The problem - Output, word for word, every line from the start of the listing down to and including the line that contains "non_err = [0.026, 0.013]"; include nothing else.

Information shown -
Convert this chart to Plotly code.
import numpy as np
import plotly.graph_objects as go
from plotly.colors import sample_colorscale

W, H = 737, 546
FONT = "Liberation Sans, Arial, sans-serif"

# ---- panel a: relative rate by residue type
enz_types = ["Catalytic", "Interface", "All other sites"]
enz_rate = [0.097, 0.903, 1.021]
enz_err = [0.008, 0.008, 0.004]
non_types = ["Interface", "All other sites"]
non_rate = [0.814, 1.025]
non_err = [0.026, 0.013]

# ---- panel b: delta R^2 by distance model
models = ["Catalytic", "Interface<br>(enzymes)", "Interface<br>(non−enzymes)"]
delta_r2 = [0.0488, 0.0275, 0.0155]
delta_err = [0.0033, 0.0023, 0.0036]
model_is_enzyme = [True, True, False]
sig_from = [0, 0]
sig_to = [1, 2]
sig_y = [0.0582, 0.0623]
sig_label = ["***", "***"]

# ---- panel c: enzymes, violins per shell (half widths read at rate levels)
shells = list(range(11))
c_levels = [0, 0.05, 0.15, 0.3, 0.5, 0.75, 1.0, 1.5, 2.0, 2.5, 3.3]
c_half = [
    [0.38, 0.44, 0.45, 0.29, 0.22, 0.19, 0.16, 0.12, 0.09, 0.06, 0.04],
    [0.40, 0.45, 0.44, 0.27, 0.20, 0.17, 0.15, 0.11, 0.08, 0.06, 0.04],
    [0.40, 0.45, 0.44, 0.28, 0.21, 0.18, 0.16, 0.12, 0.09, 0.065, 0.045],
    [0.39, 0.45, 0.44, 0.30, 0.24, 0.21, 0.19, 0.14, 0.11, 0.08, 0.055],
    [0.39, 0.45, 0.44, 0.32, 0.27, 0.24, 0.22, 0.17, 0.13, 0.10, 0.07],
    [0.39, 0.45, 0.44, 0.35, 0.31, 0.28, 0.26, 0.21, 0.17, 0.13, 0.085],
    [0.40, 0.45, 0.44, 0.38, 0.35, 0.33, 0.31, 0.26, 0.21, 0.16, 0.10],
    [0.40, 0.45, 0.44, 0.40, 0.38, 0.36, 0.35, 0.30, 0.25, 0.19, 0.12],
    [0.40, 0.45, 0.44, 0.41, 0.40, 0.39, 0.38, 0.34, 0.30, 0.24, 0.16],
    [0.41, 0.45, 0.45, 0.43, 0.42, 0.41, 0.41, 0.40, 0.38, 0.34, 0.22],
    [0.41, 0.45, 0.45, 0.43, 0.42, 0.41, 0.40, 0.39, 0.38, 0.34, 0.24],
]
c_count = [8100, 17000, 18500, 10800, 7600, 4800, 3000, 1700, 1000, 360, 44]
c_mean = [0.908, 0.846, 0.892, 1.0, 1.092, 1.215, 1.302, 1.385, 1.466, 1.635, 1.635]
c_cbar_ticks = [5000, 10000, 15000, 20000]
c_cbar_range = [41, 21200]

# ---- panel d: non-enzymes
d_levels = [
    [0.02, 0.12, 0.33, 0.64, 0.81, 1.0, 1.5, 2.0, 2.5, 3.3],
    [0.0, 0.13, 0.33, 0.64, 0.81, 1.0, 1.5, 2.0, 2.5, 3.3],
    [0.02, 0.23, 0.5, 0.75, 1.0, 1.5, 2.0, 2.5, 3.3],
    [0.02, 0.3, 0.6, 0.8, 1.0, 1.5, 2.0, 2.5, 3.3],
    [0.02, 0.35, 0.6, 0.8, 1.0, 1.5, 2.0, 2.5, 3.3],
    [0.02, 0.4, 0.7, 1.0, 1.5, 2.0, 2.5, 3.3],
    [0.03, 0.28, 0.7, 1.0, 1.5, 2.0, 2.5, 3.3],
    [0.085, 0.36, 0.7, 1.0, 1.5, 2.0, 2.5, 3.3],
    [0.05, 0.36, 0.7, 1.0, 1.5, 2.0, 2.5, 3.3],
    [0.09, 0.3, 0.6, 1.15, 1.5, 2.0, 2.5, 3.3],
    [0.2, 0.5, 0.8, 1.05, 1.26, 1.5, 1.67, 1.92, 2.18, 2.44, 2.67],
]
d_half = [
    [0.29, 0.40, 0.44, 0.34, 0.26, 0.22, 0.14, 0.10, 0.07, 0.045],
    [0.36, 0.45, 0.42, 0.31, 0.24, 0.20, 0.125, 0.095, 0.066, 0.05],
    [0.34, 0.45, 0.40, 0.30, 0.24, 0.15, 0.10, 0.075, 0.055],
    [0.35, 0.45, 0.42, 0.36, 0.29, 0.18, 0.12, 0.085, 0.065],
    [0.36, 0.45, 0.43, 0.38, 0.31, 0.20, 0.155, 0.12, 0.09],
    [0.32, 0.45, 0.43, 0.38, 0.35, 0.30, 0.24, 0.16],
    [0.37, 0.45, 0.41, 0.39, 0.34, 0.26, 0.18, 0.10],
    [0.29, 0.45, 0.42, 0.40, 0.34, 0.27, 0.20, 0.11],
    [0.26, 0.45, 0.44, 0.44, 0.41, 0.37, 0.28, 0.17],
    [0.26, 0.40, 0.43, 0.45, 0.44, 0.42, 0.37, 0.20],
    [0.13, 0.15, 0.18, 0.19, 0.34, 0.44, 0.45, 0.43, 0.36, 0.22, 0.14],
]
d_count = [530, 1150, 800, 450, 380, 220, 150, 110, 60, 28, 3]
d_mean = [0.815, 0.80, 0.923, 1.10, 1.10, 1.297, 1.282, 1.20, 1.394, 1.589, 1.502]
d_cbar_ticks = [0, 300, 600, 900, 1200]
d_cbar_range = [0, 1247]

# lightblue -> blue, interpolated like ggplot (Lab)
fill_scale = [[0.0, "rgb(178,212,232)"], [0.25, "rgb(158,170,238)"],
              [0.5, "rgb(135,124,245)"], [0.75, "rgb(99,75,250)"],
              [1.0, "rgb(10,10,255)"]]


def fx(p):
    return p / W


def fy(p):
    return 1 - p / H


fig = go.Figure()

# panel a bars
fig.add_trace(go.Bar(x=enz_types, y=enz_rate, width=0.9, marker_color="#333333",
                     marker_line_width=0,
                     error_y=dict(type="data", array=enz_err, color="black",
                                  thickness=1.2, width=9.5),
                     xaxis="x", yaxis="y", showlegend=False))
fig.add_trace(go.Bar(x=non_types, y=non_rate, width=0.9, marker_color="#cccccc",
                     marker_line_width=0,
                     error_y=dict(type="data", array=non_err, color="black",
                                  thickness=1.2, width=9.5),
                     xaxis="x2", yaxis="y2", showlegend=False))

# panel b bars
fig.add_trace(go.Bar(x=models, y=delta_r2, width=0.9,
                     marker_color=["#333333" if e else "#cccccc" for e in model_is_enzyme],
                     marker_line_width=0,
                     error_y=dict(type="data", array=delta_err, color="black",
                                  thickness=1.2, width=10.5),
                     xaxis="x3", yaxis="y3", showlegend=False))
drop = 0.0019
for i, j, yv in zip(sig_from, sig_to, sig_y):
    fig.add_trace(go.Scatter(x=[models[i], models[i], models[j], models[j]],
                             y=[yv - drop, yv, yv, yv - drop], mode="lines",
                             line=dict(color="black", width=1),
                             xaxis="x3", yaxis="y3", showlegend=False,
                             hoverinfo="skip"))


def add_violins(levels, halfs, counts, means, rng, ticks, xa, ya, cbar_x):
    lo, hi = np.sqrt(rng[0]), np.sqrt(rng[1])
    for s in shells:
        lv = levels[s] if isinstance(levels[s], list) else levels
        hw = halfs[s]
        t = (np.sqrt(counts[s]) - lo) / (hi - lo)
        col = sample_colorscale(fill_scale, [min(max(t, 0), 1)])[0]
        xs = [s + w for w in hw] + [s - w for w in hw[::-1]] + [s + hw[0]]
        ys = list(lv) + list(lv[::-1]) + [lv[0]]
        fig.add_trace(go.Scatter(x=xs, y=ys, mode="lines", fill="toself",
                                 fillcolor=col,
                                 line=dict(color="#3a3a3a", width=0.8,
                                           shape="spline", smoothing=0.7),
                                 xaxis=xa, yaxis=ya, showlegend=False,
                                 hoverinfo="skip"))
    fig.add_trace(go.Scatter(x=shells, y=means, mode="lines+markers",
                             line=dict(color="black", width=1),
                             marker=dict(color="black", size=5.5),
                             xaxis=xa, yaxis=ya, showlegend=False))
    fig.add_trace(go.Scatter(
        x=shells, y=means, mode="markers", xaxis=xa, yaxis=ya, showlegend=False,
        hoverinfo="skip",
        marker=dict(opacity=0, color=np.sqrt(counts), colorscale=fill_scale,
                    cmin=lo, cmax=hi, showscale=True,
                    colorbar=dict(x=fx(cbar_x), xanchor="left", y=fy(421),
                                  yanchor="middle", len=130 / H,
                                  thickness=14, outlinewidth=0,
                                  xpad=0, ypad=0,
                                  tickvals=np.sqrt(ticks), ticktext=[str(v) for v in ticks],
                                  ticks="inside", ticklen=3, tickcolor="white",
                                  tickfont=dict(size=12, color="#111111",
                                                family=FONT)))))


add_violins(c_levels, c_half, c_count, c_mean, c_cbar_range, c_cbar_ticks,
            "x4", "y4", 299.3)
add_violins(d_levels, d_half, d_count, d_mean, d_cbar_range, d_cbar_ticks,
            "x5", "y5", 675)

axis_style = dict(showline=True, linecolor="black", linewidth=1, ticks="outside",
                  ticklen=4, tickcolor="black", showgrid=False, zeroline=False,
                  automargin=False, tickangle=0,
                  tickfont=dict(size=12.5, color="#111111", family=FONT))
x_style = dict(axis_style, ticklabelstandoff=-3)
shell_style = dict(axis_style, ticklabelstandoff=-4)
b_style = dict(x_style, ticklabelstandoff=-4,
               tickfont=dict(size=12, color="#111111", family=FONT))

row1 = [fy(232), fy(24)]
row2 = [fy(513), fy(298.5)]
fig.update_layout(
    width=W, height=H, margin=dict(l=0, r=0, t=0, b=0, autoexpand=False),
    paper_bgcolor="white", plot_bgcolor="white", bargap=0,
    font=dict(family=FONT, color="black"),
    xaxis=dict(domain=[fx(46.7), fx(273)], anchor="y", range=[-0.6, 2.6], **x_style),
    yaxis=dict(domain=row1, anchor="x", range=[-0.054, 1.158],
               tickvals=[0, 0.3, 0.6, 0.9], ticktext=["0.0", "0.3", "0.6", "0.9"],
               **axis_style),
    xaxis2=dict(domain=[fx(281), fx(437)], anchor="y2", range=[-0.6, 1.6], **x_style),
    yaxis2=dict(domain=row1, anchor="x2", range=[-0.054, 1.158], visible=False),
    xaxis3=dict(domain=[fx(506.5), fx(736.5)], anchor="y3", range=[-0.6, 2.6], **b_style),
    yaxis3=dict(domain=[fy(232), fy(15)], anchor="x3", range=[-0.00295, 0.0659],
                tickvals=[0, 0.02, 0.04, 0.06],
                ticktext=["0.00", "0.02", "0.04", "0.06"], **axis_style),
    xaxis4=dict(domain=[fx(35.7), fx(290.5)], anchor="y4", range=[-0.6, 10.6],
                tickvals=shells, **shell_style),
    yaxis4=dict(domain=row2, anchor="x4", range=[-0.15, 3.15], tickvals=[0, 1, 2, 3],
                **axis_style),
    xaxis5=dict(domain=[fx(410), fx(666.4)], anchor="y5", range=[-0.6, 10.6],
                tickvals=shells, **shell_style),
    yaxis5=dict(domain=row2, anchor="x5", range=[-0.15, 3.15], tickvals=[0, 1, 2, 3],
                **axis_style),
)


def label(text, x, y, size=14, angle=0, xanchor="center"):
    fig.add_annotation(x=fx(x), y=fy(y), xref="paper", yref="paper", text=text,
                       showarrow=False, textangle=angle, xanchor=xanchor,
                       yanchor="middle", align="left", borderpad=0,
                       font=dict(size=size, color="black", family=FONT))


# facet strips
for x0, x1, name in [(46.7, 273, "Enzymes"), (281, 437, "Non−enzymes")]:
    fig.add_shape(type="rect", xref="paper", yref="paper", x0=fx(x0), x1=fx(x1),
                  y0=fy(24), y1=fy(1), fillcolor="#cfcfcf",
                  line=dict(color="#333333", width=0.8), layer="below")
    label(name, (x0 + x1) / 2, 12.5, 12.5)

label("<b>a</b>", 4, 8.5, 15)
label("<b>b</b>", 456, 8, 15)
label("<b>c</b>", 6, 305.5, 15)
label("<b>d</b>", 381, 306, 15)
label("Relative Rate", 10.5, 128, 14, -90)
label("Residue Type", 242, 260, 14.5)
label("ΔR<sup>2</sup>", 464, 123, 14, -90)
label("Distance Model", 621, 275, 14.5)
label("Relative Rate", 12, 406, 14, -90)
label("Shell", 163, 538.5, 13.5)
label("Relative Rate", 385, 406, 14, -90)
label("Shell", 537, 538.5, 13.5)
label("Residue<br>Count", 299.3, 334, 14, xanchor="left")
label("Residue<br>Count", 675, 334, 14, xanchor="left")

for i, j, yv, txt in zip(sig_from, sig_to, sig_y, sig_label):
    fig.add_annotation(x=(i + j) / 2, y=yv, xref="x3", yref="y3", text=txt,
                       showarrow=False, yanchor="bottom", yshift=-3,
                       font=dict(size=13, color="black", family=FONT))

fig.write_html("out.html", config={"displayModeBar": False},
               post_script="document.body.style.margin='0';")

Result of this task -
Convert this chart to Plotly code.
import numpy as np
import plotly.graph_objects as go
from plotly.colors import sample_colorscale

W, H = 737, 546
FONT = "Liberation Sans, Arial, sans-serif"

# ---- panel a: relative rate by residue type
enz_types = ["Catalytic", "Interface", "All other sites"]
enz_rate = [0.097, 0.903, 1.021]
enz_err = [0.008, 0.008, 0.004]
non_types = ["Interface", "All other sites"]
non_rate = [0.814, 1.025]
non_err = [0.026, 0.013]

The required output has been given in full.